In the hands of a capable and creative tutor it could be a good starting point for discussion and essay papers.
Much economics is about people's attitudes and behaviour as much as esoteric econometric modelling which has a list of assumptions as long as your arm! Once these have been worked through, all you have left is tosh.
While RMIB (sounds like a university name!) was more about people not countries, what are implications if countries ran themselves like that?
Would they be too debt-averse and not build needed infrastructure or services? But since infrastructure/health/education generally doesn't pay and don't build themselves, should taxes and borrowings be regarded as the price of a civilised society?

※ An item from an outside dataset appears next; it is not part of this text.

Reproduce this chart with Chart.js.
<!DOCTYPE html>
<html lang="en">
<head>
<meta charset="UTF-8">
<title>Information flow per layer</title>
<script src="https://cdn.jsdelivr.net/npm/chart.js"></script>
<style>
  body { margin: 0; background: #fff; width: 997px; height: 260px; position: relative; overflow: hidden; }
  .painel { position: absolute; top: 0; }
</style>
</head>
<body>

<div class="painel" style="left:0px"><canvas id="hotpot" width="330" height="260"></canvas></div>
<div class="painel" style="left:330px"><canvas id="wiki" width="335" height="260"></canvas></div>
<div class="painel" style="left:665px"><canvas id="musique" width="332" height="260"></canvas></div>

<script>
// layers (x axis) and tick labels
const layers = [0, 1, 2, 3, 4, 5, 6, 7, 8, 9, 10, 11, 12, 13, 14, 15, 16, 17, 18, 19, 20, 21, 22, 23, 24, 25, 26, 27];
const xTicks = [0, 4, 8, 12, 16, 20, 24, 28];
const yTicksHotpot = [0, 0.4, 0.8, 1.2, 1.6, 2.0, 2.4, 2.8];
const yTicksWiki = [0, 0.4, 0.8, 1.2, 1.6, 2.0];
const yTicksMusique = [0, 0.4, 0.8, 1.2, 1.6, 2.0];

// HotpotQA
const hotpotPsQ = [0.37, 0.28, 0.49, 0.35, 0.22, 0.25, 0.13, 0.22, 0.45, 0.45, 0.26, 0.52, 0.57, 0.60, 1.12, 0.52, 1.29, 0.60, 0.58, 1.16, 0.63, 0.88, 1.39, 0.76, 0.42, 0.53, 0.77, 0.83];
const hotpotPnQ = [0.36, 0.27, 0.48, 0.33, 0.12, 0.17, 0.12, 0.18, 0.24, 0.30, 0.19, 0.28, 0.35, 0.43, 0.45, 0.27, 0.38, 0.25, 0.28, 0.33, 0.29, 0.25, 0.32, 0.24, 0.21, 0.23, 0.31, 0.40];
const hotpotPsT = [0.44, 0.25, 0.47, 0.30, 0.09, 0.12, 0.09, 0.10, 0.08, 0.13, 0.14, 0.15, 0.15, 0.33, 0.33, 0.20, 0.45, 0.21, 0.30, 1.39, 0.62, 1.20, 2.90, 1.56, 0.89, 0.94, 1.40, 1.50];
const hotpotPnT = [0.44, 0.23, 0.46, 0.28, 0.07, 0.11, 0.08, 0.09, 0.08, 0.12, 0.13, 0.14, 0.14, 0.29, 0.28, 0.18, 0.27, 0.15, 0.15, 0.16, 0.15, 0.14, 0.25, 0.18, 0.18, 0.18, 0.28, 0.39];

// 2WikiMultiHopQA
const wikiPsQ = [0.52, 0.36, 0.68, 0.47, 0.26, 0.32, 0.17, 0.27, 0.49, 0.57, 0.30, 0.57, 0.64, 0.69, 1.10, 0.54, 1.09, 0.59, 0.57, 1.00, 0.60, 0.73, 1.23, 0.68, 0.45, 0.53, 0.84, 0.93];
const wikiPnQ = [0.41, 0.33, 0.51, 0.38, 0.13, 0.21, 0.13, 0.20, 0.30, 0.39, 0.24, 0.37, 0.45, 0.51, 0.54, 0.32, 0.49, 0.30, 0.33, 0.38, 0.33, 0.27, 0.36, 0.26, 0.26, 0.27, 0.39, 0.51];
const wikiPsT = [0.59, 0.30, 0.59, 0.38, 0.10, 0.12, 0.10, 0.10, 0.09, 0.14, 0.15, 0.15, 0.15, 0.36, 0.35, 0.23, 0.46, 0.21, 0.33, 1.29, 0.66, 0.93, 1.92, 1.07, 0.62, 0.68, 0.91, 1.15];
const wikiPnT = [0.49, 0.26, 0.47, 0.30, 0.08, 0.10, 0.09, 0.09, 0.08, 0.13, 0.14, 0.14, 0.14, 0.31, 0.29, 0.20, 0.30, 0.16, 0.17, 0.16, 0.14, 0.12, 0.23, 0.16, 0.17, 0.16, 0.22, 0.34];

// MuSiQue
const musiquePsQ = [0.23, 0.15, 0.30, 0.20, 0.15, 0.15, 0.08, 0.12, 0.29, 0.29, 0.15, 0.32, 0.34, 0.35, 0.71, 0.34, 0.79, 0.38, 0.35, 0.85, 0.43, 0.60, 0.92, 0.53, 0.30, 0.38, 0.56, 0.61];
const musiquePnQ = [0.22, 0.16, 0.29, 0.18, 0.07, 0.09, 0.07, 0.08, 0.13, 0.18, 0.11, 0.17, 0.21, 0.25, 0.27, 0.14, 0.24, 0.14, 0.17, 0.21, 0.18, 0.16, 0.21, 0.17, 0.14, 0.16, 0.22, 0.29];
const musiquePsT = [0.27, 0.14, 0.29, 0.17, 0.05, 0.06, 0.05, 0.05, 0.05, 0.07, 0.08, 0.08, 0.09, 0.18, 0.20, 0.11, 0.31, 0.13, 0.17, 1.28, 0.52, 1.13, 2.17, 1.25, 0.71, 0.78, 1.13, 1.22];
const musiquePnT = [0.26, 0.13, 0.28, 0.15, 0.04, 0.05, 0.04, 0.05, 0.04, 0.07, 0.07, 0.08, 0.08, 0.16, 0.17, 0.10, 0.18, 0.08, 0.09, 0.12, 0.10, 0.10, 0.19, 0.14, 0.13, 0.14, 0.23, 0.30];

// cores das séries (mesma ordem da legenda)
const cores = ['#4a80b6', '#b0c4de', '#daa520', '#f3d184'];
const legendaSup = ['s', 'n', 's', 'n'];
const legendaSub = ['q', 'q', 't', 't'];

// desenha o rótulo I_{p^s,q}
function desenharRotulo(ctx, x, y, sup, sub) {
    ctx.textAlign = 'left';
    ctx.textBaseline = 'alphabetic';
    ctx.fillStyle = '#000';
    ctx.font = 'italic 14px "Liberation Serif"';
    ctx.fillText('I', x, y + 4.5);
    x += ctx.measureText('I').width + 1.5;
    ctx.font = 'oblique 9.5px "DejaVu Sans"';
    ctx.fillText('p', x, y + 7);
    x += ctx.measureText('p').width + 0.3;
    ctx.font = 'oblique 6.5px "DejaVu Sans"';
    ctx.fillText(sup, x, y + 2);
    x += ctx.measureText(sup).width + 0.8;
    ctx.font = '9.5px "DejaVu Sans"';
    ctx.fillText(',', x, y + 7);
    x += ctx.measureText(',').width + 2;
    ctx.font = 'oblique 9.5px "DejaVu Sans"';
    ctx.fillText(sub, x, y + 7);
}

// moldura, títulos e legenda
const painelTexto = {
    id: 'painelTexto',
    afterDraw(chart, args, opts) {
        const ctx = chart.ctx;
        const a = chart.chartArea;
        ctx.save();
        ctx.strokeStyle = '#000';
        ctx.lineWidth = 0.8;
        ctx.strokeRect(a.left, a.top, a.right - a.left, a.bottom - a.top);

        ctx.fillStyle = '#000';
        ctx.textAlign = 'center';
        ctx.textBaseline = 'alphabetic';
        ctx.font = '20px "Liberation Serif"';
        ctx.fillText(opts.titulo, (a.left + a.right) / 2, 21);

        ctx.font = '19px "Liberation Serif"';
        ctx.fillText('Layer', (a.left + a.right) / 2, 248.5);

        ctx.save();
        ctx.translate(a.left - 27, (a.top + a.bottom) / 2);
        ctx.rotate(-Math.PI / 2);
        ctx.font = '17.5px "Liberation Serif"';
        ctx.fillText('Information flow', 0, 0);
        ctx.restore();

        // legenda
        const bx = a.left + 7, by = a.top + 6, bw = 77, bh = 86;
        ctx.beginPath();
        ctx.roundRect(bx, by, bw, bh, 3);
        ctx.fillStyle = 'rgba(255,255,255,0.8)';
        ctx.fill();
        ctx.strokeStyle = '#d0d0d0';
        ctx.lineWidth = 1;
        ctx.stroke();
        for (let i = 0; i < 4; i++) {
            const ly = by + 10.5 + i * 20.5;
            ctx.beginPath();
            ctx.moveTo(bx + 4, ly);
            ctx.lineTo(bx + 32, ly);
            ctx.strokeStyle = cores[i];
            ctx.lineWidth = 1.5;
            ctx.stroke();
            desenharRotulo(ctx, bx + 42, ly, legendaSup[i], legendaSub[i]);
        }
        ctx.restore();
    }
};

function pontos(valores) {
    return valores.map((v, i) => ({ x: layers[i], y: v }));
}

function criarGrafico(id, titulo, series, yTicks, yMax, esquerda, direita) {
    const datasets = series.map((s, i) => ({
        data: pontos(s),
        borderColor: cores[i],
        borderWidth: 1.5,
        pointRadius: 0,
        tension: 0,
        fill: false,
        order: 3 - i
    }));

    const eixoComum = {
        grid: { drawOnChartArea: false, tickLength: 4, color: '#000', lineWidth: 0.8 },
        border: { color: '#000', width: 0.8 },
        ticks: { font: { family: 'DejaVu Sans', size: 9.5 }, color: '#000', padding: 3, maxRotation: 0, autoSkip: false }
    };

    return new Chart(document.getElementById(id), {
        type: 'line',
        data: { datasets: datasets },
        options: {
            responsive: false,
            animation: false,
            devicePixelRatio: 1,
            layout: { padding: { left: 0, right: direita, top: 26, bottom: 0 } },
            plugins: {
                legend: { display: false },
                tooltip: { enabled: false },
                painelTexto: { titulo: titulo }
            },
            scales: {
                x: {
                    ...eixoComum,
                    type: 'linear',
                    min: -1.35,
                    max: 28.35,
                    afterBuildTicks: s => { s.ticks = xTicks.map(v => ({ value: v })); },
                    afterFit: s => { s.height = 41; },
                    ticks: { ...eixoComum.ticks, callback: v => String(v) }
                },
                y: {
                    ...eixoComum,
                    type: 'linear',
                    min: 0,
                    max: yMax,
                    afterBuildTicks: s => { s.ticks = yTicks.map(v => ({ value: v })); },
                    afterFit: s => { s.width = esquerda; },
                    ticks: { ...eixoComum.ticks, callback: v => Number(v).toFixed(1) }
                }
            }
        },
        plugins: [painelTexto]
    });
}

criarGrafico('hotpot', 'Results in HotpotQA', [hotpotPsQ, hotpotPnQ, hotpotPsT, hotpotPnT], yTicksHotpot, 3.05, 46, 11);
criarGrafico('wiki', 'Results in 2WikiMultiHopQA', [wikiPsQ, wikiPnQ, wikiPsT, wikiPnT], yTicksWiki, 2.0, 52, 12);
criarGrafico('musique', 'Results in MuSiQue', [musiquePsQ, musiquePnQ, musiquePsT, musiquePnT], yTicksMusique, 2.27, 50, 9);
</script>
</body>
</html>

Or was Margaret Thatcher right when she said that the country's budget was just like a households?
Of currency at the moment, should recalcitrant children who do their dough on junk be bailed out by mummy and daddy? How about those who greedily lent to those without the ability to repay.
While pure capitalism is about risk and freedom (to fail as well as succeed) is it just too big, and the consequences too grave, to allow banks to fail. Hence the big end of town capitalism is more a protected oligopoly than free competition, but might this be a small price to pay for the alternative of a loss of confidence, and thus trade, investment and jobs - and stuff the moral hazard arguments?

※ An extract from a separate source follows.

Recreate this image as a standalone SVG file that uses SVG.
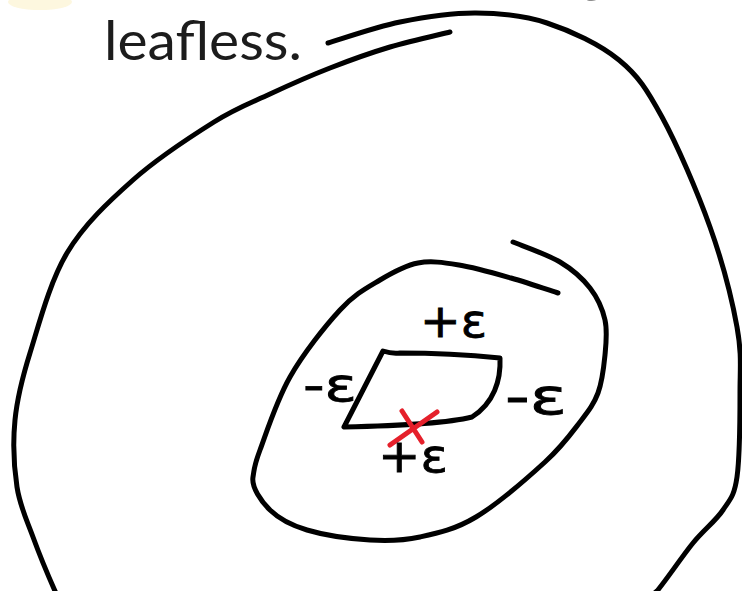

And what does that tell us about the role of government and its institutions; is its job merely to set the rules, or should it also enter the field when the market players pissed it against the wall on overvalued 'assets' or dodgy loans?

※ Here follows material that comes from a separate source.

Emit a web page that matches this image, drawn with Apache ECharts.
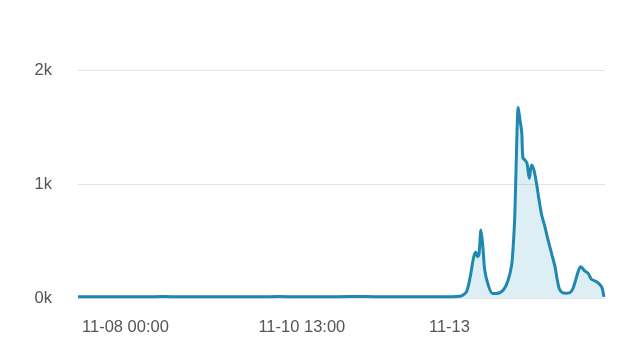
<!DOCTYPE html>
<html>
<head>
<meta charset="utf-8">
<script src="https://cdn.jsdelivr.net/npm/echarts@6/dist/echarts.min.js"></script>
<style>
html,body{margin:0;padding:0;background:#fff;}
#chart{width:640px;height:354px;}
</style>
</head>
<body>
<div id="chart"></div>
<script>
// hours since 11-08 00:00
var hours = [-1.4, 8, 18, 28, 38, 48, 58, 68, 78, 88, 98, 108, 118, 128, 130.7, 131.8, 133.0, 134.2, 135.5, 136.2, 136.8, 137.3, 138.0, 138.6, 139.3, 140.5, 142.0, 143.4, 145.7, 147.4, 148.6, 149.1, 149.7, 150.3, 150.9, 151.5, 152.1, 152.5, 153.2, 153.9, 154.7, 155.5, 156.3, 157.2, 158.1, 159.0, 160.1, 161.2, 162.4, 163.6, 164.4, 165.3, 167.0, 168.7, 169.9, 171.6, 172.5, 173.9, 175.1, 176.2, 178.0, 179.7, 180.5];
var values = [10, 12, 10, 14, 10, 12, 10, 14, 10, 12, 14, 10, 12, 12, 15, 26, 55, 175, 362, 401, 362, 380, 596, 465, 246, 114, 40, 40, 70, 158, 289, 438, 725, 1300, 1670, 1560, 1450, 1230, 1210, 1184, 1050, 1166, 1123, 1006, 859, 728, 626, 509, 392, 275, 158, 70, 41, 46, 88, 231, 275, 237, 216, 164, 143, 100, 10];
var tickHours = [0, 61, 120];
var tickLabels = ['11-08 00:00', '11-10 13:00', '11-13'];

var data = hours.map(function (h, i) { return [h, values[i]]; });

var chart = echarts.init(document.getElementById('chart'), null, {renderer: 'canvas'});
chart.setOption({
  backgroundColor: '#ffffff',
  animation: false,
  grid: {left: 78, right: 35, top: 70, bottom: 56, containLabel: false},
  xAxis: {
    type: 'value',
    min: -1.4,
    max: 180.9,
    splitLine: {show: false},
    axisLine: {show: false},
    axisTick: {show: false},
    axisLabel: {
      customValues: tickHours,
      formatter: function (v) {
        var i = tickHours.indexOf(v);
        return i >= 0 ? tickLabels[i] : '';
      },
      align: 'left',
      margin: 21,
      color: '#555',
      fontSize: 16.5,
      fontFamily: 'Liberation Sans, Arial, sans-serif'
    }
  },
  yAxis: {
    type: 'value',
    min: 0,
    max: 2000,
    interval: 1000,
    axisLine: {show: false},
    axisTick: {show: false},
    splitLine: {lineStyle: {color: '#e3e3e3', width: 1}},
    axisLabel: {
      formatter: function (v) { return (v / 1000) + 'k'; },
      margin: 26,
      color: '#555',
      fontSize: 16.5,
      fontFamily: 'Liberation Sans, Arial, sans-serif'
    }
  },
  series: [{
    type: 'line',
    data: data,
    smooth: 0.3,
    showSymbol: false,
    lineStyle: {color: '#1e88b0', width: 3},
    areaStyle: {color: 'rgba(60,160,200,0.25)'}
  }]
});
</script>
</body>
</html>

Microeconomics was big when it appeared that the macroeconomics was going swimmingly. The game now is different; rather than keeping interest rates up to contain borrowing and inflation, the job now is to restore confidence.
Even free-marketeers are turning to Keynes and mother government for help (maybe a parallel with Roosevelt's New Deal?).
Ultra-capitalists like Turnbull join the populist bandwagon for pension increases that the economonically rational in calmer times would have thought unaffordable, irresponsible and regressive.
Sophisticated economists (eg Gruen) say that the time's right for Rudd's handouts to the masses; doesn't matter if it goes on pokies, plasmas or porno, at least it gets the dollars circulating and for the time being.
Now what do people do with the money? Well it either goes into banks or gets spent (more likely). The former shoring up the banks balance sheets, the latter keeping people in jobs.
So it all boils down to how people think and what they do with their money.
Which is exactly the subject material in RMIB.
So why should this not be taught at uni, or at least form a starting point for reflection and study?